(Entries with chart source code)
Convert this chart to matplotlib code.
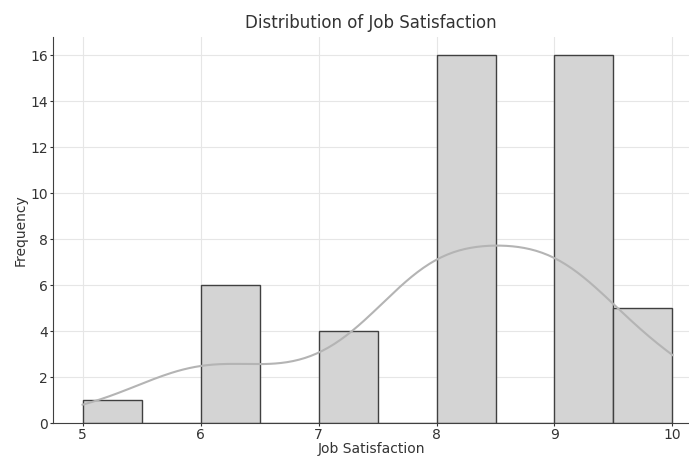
"""Histogram of job satisfaction scores with a KDE curve"""
import matplotlib
matplotlib.use("Agg")
import matplotlib.pyplot as plt
import numpy as np

# score values and how many people gave each one
SCORES = [5, 6, 7, 8, 9, 10]
COUNTS = [1, 6, 4, 16, 16, 5]
BIN_WIDTH = 0.5
BIN_LEFTS = [5.0, 5.5, 6.0, 6.5, 7.0, 7.5, 8.0, 8.5, 9.0, 9.5]
BIN_COUNTS = [1, 0, 6, 0, 4, 0, 16, 0, 16, 5]

TEXT = "#333333"

fig = plt.figure(figsize=(6.89, 4.59), dpi=100)
ax = fig.add_axes([0.077, 0.078, 0.923, 0.842])

ax.bar(BIN_LEFTS, BIN_COUNTS, width=BIN_WIDTH, align="edge",
       color="#d4d4d4", edgecolor="#404040", linewidth=1.0, zorder=2)

# gaussian kde, scott bandwidth, scaled to counts
samples = np.repeat(SCORES, COUNTS).astype(float)
n = len(samples)
bw = samples.std(ddof=1) * n ** (-1 / 5)
grid = np.linspace(min(SCORES), max(SCORES), 200)
dens = np.exp(-0.5 * ((grid[:, None] - samples[None, :]) / bw) ** 2).sum(axis=1)
dens = dens / (n * bw * np.sqrt(2 * np.pi))
ax.plot(grid, dens * n * BIN_WIDTH, color="#b4b4b4", linewidth=1.5, zorder=3)

ax.set_xlim(4.75, 10.14)
ax.set_ylim(0, 16.8)
ax.set_xticks([5, 6, 7, 8, 9, 10])
ax.set_yticks(range(0, 17, 2))
ax.grid(True, color="#e6e6e6", linewidth=0.8, zorder=0)
ax.set_axisbelow(True)
for side in ["top", "right"]:
    ax.spines[side].set_visible(False)
for side in ["left", "bottom"]:
    ax.spines[side].set_color("#404040")
ax.tick_params(colors=TEXT, labelsize=10, length=2, pad=1.5)

ax.set_title("Distribution of Job Satisfaction", fontsize=12, color=TEXT)
ax.set_xlabel("Job Satisfaction", fontsize=10, color=TEXT, labelpad=0)
ax.set_ylabel("Frequency", fontsize=10, color=TEXT, labelpad=2)

fig.savefig("out.png", dpi=100)
print("Saved out.png")
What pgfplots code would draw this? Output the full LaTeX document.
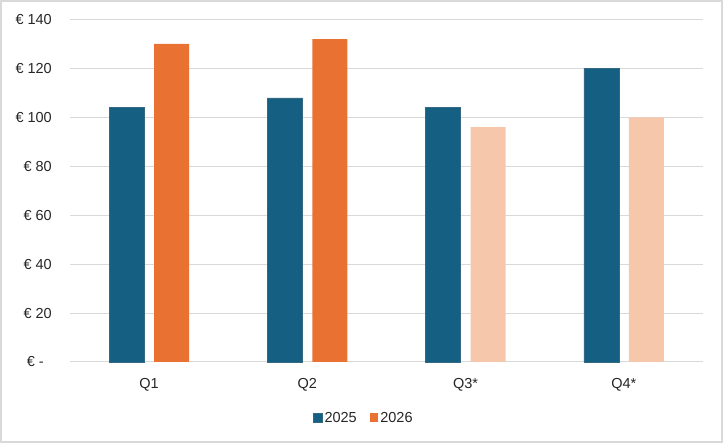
\documentclass[border=0pt]{standalone}
\usepackage{fontspec}
\setmainfont{Liberation Sans}
\usepackage{pgfplots}
\pgfplotsset{compat=1.18}
\definecolor{cblue}{HTML}{156082}
\definecolor{corange}{HTML}{E97132}
\definecolor{clight}{HTML}{F7C7AC}
\definecolor{cgrid}{HTML}{D9D9D9}
\definecolor{ctext}{HTML}{262626}
\begin{document}
\begin{tikzpicture}
\path[use as bounding box] (0bp,0bp) rectangle (723bp,444bp);
\draw[cgrid, line width=1.2bp] (1bp,2bp) rectangle (722bp,443bp);
\begin{axis}[
  at={(70bp,82bp)}, anchor=south west,
  scale only axis, width=633bp, height=342.5bp,
  xmin=-0.5, xmax=3.5, ymin=0, ymax=140,
  ybar, bar width=35bp,
  axis line style={draw=none},
  major tick length=0pt,
  ymajorgrids, grid style={cgrid, line width=1bp},
  ytick={0,20,40,60,80,100,120,140},
  yticklabels={€ -\hphantom{0},€ 20,€ 40,€ 60,€ 80,€ 100,€ 120,€ 140},
  xtick={0,1,2,3},
  xticklabels={Q1,Q2,Q3*,Q4*},
  tick label style={font=\fontsize{14.5bp}{17bp}\selectfont, text=ctext},
  yticklabel style={anchor=east, inner sep=0pt, xshift=-18bp},
  xticklabel style={anchor=base, inner sep=0pt, yshift=-26.5bp},
  legend columns=2,
  legend style={at={(0.4645,-0.1626)}, anchor=center, draw=none, fill=none,
    font=\fontsize{14.5bp}{17bp}\selectfont, text=ctext,
    /tikz/every even column/.append style={column sep=11bp}},
  legend image code/.code={\fill[#1] (0bp,-4.3bp) rectangle (8.6bp,4.3bp);},
  clip=false,
]
\addplot[fill=cblue, draw=cblue!70!gray, line width=0.5bp, bar shift=-22.4bp] coordinates {(0,104) (1,108) (2,104) (3,120)};
\addlegendentry{2025}
\addplot[fill=corange, draw=none, bar shift=22.4bp] coordinates {(0,130) (1,132)};
\addlegendentry{2026}
\addplot[fill=clight, draw=none, bar shift=22.4bp, forget plot] coordinates {(2,96) (3,100)};
\end{axis}
\end{tikzpicture}
\end{document}
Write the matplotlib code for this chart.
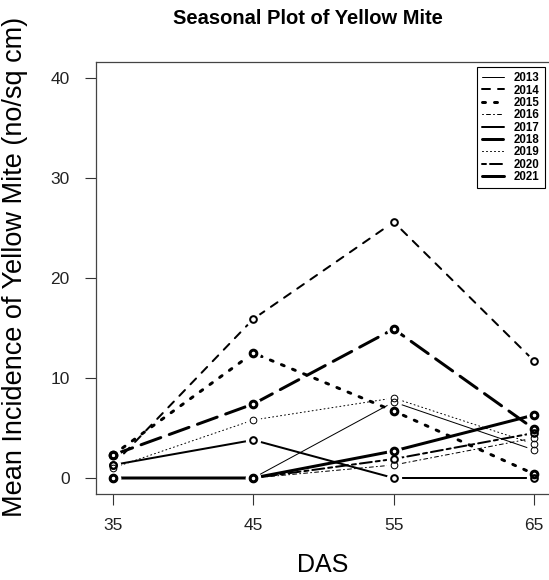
import matplotlib
matplotlib.use('Agg')
import matplotlib.pyplot as plt
from matplotlib.lines import Line2D

plt.rcParams['font.family'] = ['Liberation Sans', 'DejaVu Sans']

# days after sowing
das = [35, 45, 55, 65]
years = ['2013', '2014', '2015', '2016', '2017', '2018', '2019', '2020', '2021']

# mean incidence per year
y2013 = [0.0, 0.0, 7.6, 2.8]
y2014 = [1.3, 15.9, 25.6, 11.7]
y2015 = [2.3, 12.5, 6.7, 0.4]
y2016 = [0.0, 0.0, 1.3, 4.0]
y2017 = [1.3, 3.8, 0.0, 0.0]
y2018 = [2.3, 7.4, 14.9, 4.9]
y2019 = [1.0, 5.8, 8.0, 3.4]
y2020 = [0.0, 0.0, 1.9, 4.5]
y2021 = [0.0, 0.0, 2.7, 6.3]
series = [y2013, y2014, y2015, y2016, y2017, y2018, y2019, y2020, y2021]

# R-like line types: (lwd in px, dash pattern in lwd units)
px = 0.72
styles = [
    (1, None),
    (2, (4, 4)),
    (3, (1, 3)),
    (1, (1, 3, 4, 3)),
    (2, None),
    (3, (7, 3)),
    (1, (1, 3)),
    (2, (2, 2, 6, 2)),
    (3, None),
]

fig = plt.figure(figsize=(5.49, 5.80), dpi=100)
ax = fig.add_axes([96/549, 86/580, 455/549, 432/580])

handles = []
for vals, (lwd, dash), yr in zip(series, styles, years):
    kw = dict(color='black', lw=lwd*px, solid_capstyle='round', dash_capstyle='round')
    line, = ax.plot(das, vals, zorder=2, **kw)
    if dash is not None:
        line.set_dashes(dash)
    # gap around the points like type="b"
    ax.plot(das, vals, ls='none', marker='o', ms=11, mfc='white', mec='none', zorder=3)
    ax.plot(das, vals, ls='none', marker='o', ms=4.8, mfc='none', mec='black',
            mew=lwd*px, zorder=4)
    h = Line2D([0], [0], **kw)
    if dash is not None:
        h.set_dashes(dash)
    handles.append(h)

ax.set_xlim(33.8, 66.2)
ax.set_ylim(-1.6, 41.6)
ax.set_xticks(das)
ax.set_yticks([0, 10, 20, 30, 40])
ax.tick_params(axis='both', direction='out', length=8, width=0.8, color='#333333',
               labelsize=12.5, labelcolor='#222222')
ax.tick_params(axis='x', pad=9)
ax.tick_params(axis='y', pad=11)
for s in ax.spines.values():
    s.set_color('#444444')
    s.set_linewidth(0.9)

fig.text(308/549, 1 - 19/580, 'Seasonal Plot of Yellow Mite', ha='center', va='center',
         fontsize=14.5, fontweight='bold')
fig.text(323/549, 1 - 565/580, 'DAS', ha='center', va='center', fontsize=18)
fig.text(22/549, 1 - 267/580, 'Mean Incidence of Yellow Mite (no/sq cm)', rotation=90,
         rotation_mode='anchor', ha='center', va='baseline', fontsize=19.5)

leg = ax.legend(handles, years, loc='upper right', bbox_to_anchor=(545/549, 1 - 67/580),
                bbox_transform=fig.transFigure, prop={'weight': 'bold', 'size': 8.3},
                handlelength=1.9, handletextpad=0.85, labelspacing=0.03, borderpad=0.45,
                fancybox=False, framealpha=1, edgecolor='black', borderaxespad=0)
leg.get_frame().set_linewidth(0.8)

fig.savefig('out.png', dpi=100)
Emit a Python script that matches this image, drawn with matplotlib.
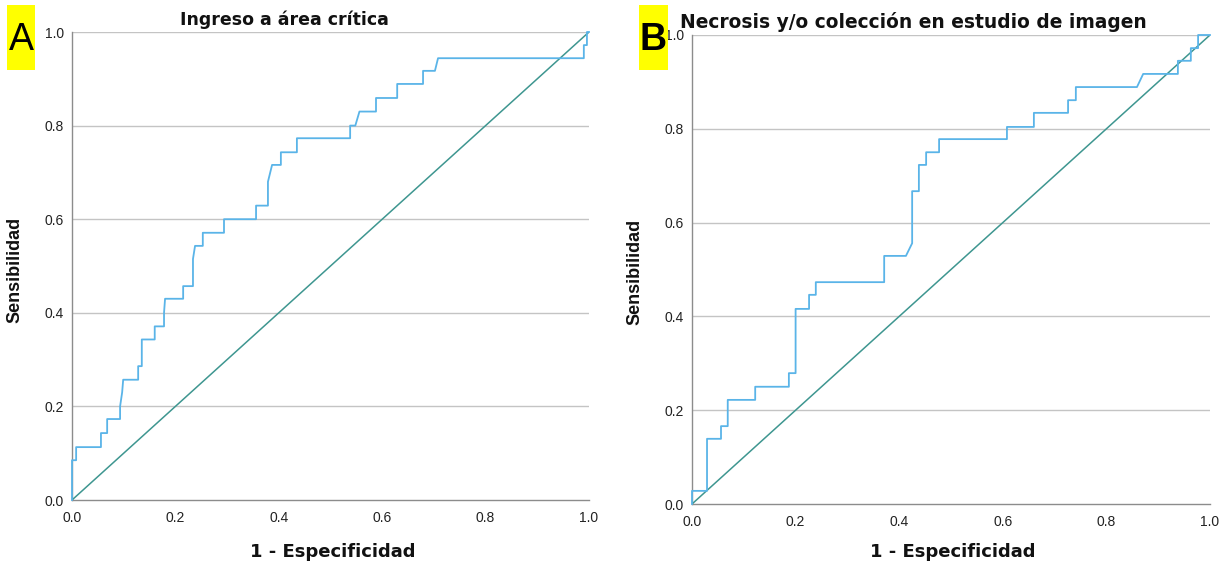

### TASK TO COMPLETE
Repeat, exactly and in full, each line from the start of the data to the line that contains "ax = fig.add_axes([0.077, 0.078, 0.923, 0.842])". Pictures do not go in.

### TASK RESULT
Convert this chart to matplotlib code.
"""Histogram of job satisfaction scores with a KDE curve"""
import matplotlib
matplotlib.use("Agg")
import matplotlib.pyplot as plt
import numpy as np

# score values and how many people gave each one
SCORES = [5, 6, 7, 8, 9, 10]
COUNTS = [1, 6, 4, 16, 16, 5]
BIN_WIDTH = 0.5
BIN_LEFTS = [5.0, 5.5, 6.0, 6.5, 7.0, 7.5, 8.0, 8.5, 9.0, 9.5]
BIN_COUNTS = [1, 0, 6, 0, 4, 0, 16, 0, 16, 5]

TEXT = "#333333"

fig = plt.figure(figsize=(6.89, 4.59), dpi=100)
ax = fig.add_axes([0.077, 0.078, 0.923, 0.842])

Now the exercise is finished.